St. Elias Mines had a burst of activity in the period, climbing from $1.98 to a brief high of $2.80 before ending up 51¢at $2.49 for the highest value gain of the period. The company released only a corporate update midway through the period, reminding investors that it is working through a 10,000-metre drill program on its Tesoro gold project in Peru and that, thanks to its recent $4.5-million financing, it now has roughly $9.2-million in its treasury.

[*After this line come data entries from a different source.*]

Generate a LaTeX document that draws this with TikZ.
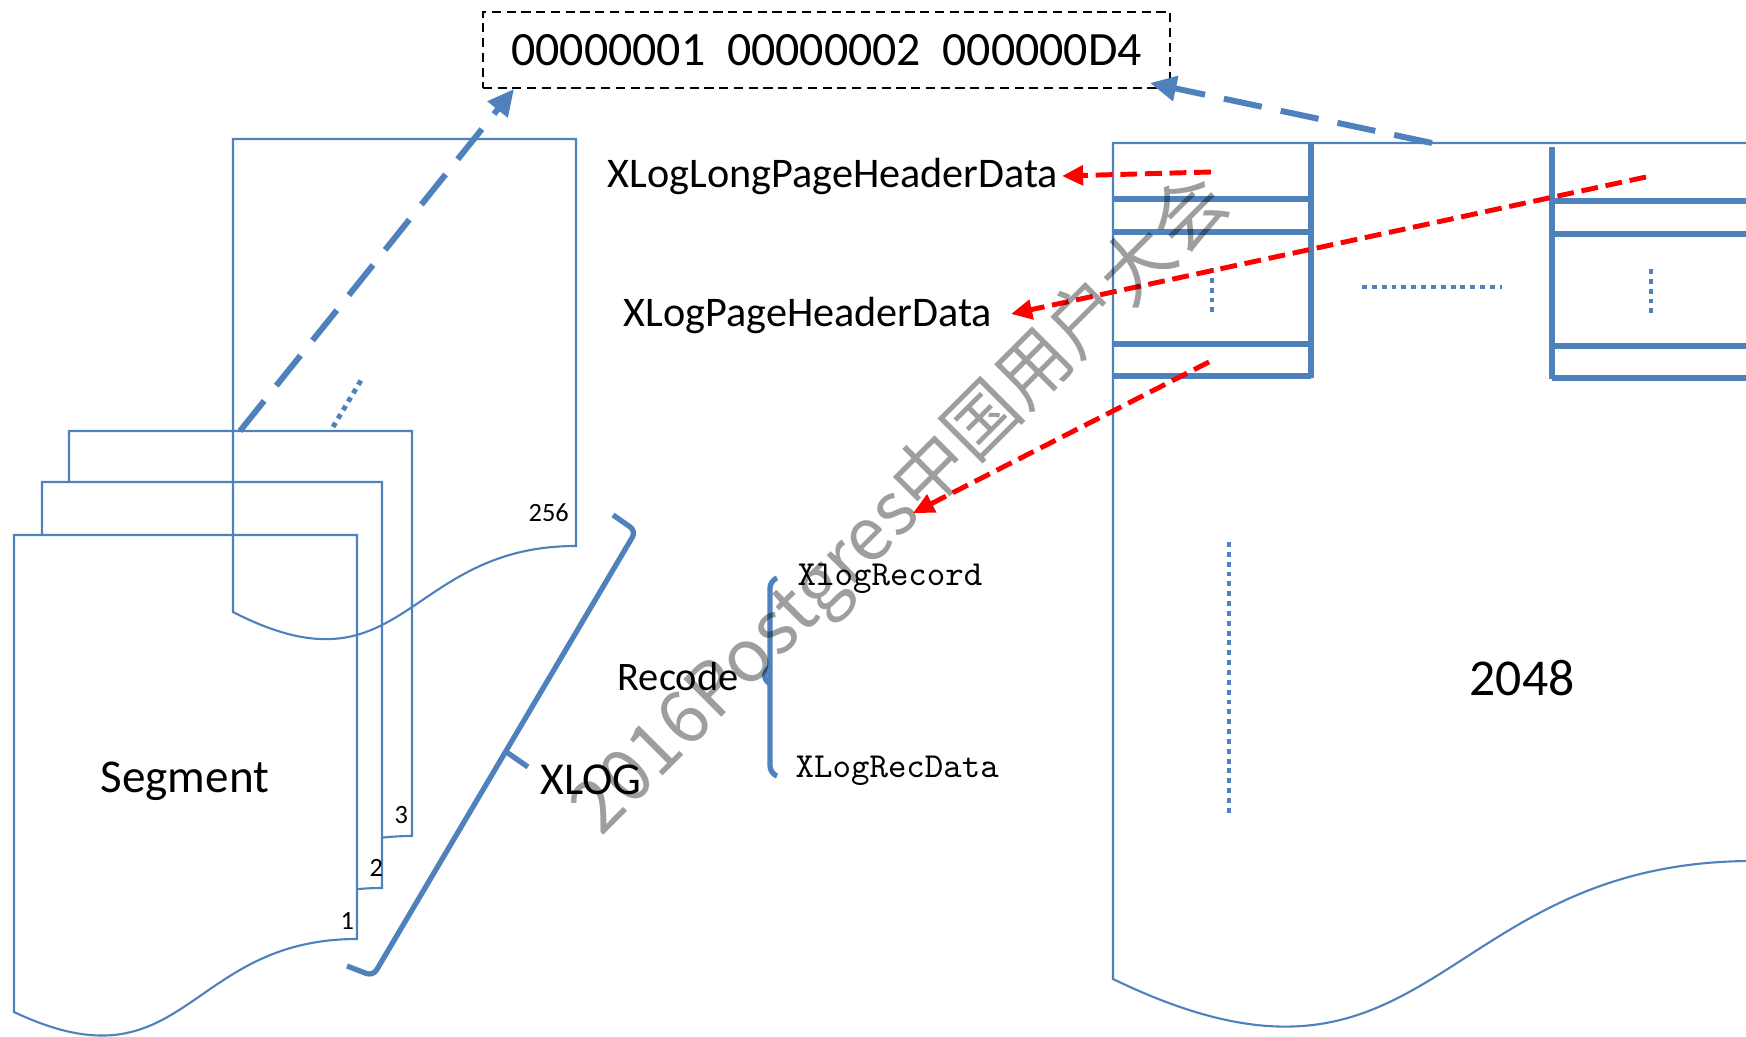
\documentclass[tikz,border=0pt]{standalone}
\usepackage{fontspec}
\setmainfont{Carlito}
\newfontfamily\cjk{Noto Sans CJK SC}
\usetikzlibrary{arrows.meta}
\definecolor{xblue}{RGB}{79,129,189}

\begin{document}
\begin{tikzpicture}[x=0.01cm,y=-0.01cm]
	\def\pagetop{143}
	\def\pageleft{1113}
	\def\rowa{199}
	\def\rowb{232}
	\def\rowc{344}
	\def\rowd{376}

	\tikzstyle{docpage}=[draw=xblue,line width=0.6pt]
	\tikzstyle{blockline}=[draw=xblue,line width=1.5pt]
	\tikzstyle{dotline}=[draw=xblue,line width=1.4pt,dash pattern=on 1.4pt off 1.4pt]
	\tikzstyle{linkarrow}=[draw=xblue,line width=1.7pt,dash pattern=on 11pt off 5.5pt,-{Triangle[length=7.5pt,width=7pt]}]
	\tikzstyle{ptrarrow}=[draw=red,line width=1.4pt,dash pattern=on 4.8pt off 2.2pt,-{Triangle[length=6pt,width=5.5pt]}]
	\tikzstyle{xbrace}=[draw=xblue,line width=1.5pt,rounded corners=2pt]
	\tikzstyle{hexbox}=[draw=black,line width=0.6pt,dash pattern=on 2.6pt off 1.6pt,minimum width=6.87cm,minimum height=0.76cm,inner sep=0pt]
	\tikzstyle{lbl}=[inner sep=0pt,anchor=base west]
	\tikzstyle{monolbl}=[inner sep=0pt,anchor=base west,font=\fontsize{10}{12}\ttfamily]
	\tikzstyle{wmark}=[inner sep=0pt,anchor=base west,text=black,opacity=0.38,font=\fontsize{20.8}{24}\cjk]

	\useasboundingbox (0,0) rectangle (1746,1037);
	\clip (0,0) rectangle (1746,1037);

	% segment files
	\draw[docpage,fill=white] (69,431) -- (412,431) -- (412,836) .. controls (240.5,836) and (240.5,990) .. (69,903) -- cycle;
	\draw[docpage,fill=white] (42,482) -- (382,482) -- (382,888) .. controls (212,888) and (212,1042) .. (42,955) -- cycle;
	\draw[docpage,fill=white] (14,535) -- (357,535) -- (357,939) .. controls (185.5,939) and (185.5,1093) .. (14,1012) -- cycle;
	\draw[docpage] (233,139) -- (576,139) -- (576,546) .. controls (404.5,546) and (404.5,700) .. (233,612) -- cycle;

	\node[lbl,font=\fontsize{13.4}{16}\selectfont] (segment) at (100,792) {Segment};
	\node[lbl,font=\fontsize{7.5}{9}\selectfont] (n1) at (340,929) {1};
	\node[lbl,font=\fontsize{7.5}{9}\selectfont] (n2) at (369,876) {2};
	\node[lbl,font=\fontsize{7.5}{9}\selectfont] (n3) at (394,823) {3};
	\node[lbl,font=\fontsize{7.5}{9}\selectfont] (n256) at (528,522) {256};
	\draw[dotline] (333,427) -- (363,377);

	% file name
	\node[hexbox,font=\fontsize{13.6}{17}\selectfont] (hexbox) at (826.5,50) {00000001~~00000002~~000000D4};
	\coordinate (segtop) at (240,431);
	\coordinate (hexin) at (514,89);
	\coordinate (pagemark) at (1432,143);
	\coordinate (hexout) at (1150,83);
	\draw[linkarrow] (segtop) -- (hexin);
	\draw[linkarrow] (pagemark) -- (hexout);

	% XLOG brace
	\draw[xbrace] (613,515) -- (636,531) -- (373,976) -- (347,966);
	\draw[xbrace] (505,751) -- (528,767);
	\node[lbl,font=\fontsize{13}{16}\selectfont] (xlog) at (540,794) {XLOG};

	% record
	\draw[xbrace] (777,578) -- (770,581) -- (770,773) -- (777,776);
	\draw[xbrace] (770,666) -- (762,677) -- (770,684);
	\node[lbl,font=\fontsize{11.5}{14}\selectfont] (recode) at (617,690) {Recode};
	\node[monolbl] (xlogrecord) at (797,586) {XlogRecord};
	\node[monolbl] (xlogrecdata) at (795,777) {XLogRecData};

	% headers
	\node[lbl,font=\fontsize{12}{14}\selectfont] (longhdr) at (607,188) {XLogLongPageHeaderData};
	\node[lbl,font=\fontsize{12}{14}\selectfont] (pagehdr) at (623,327) {XLogPageHeaderData};

	% page
	\draw[docpage] (\pageleft,\pagetop) -- (1753,\pagetop) -- (1753,861) .. controls (1433,861) and (1433,1134) .. (\pageleft,979) -- cycle;
	\draw[blockline] (1311,\pagetop) -- (1311,378);
	\draw[blockline] (1552,147) -- (1552,379);
	\foreach \y in {\rowa,\rowb,\rowc,\rowd} {
		\draw[blockline] (\pageleft,\y) -- (1311,\y);
		\draw[blockline] (1552,\y+2) -- (1760,\y+2);
	}
	\draw[dotline] (1212,268) -- (1212,314);
	\draw[dotline] (1362,287) -- (1502,287);
	\draw[dotline] (1651,269) -- (1651,316);
	\draw[dotline] (1229,542) -- (1229,814);
	\node[lbl,font=\fontsize{14.7}{18}\selectfont] (blocks) at (1469,695) {2048};

	% pointers
	\coordinate (cella) at (1211,172);
	\coordinate (cellb) at (1646,177);
	\coordinate (cellc) at (1209,362);
	\coordinate (longin) at (1062,176);
	\coordinate (pagein) at (1011,314);
	\coordinate (recin) at (913,513);
	\draw[ptrarrow] (cella) -- (longin);
	\draw[ptrarrow] (cellb) -- (pagein);
	\draw[ptrarrow] (cellc) -- (recin);

	\node[wmark,rotate=45] (wm) at (601,838) {2016Postgres中国用户大会};
\end{tikzpicture}
\end{document}
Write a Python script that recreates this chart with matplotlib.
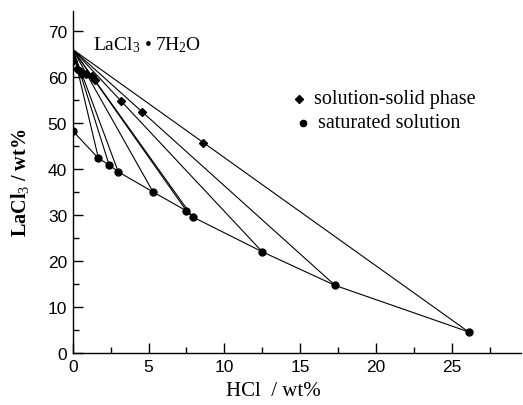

Grayd Resource was one of the most traded companies after Agnico-Eagle, currently working on taking over Grayd, was forced to write-off its Goldex mine. The news sent Agnico’s share price down some 20% and Grayd’s share price 19¢ to $2.30. Agnico later doubled the cash component of the $275-million takeover bid to $183-million and Grayd’s stock bounced back. In the end though, Grayd’s share price ended down 7¢ at $2.47 on 14.2 million shares traded.
The curious and rapid rise of Hellix Ventures looks to have come full circle. The company’s share price shot up from around 70¢ in early September to a high of $1.67 on September 21 in the lead-up and following the release of sampling results from its Athabasca property near Nelson, British Columbia, where the highest gold value found in the 374 samples was 0.695 gram gold per tonne. The company’s share price managed to hover around $1.40 until the end of September before starting a gradual fall. Only in the latest period did the price plunge, however, down 36¢or 34.6% to end at 68¢.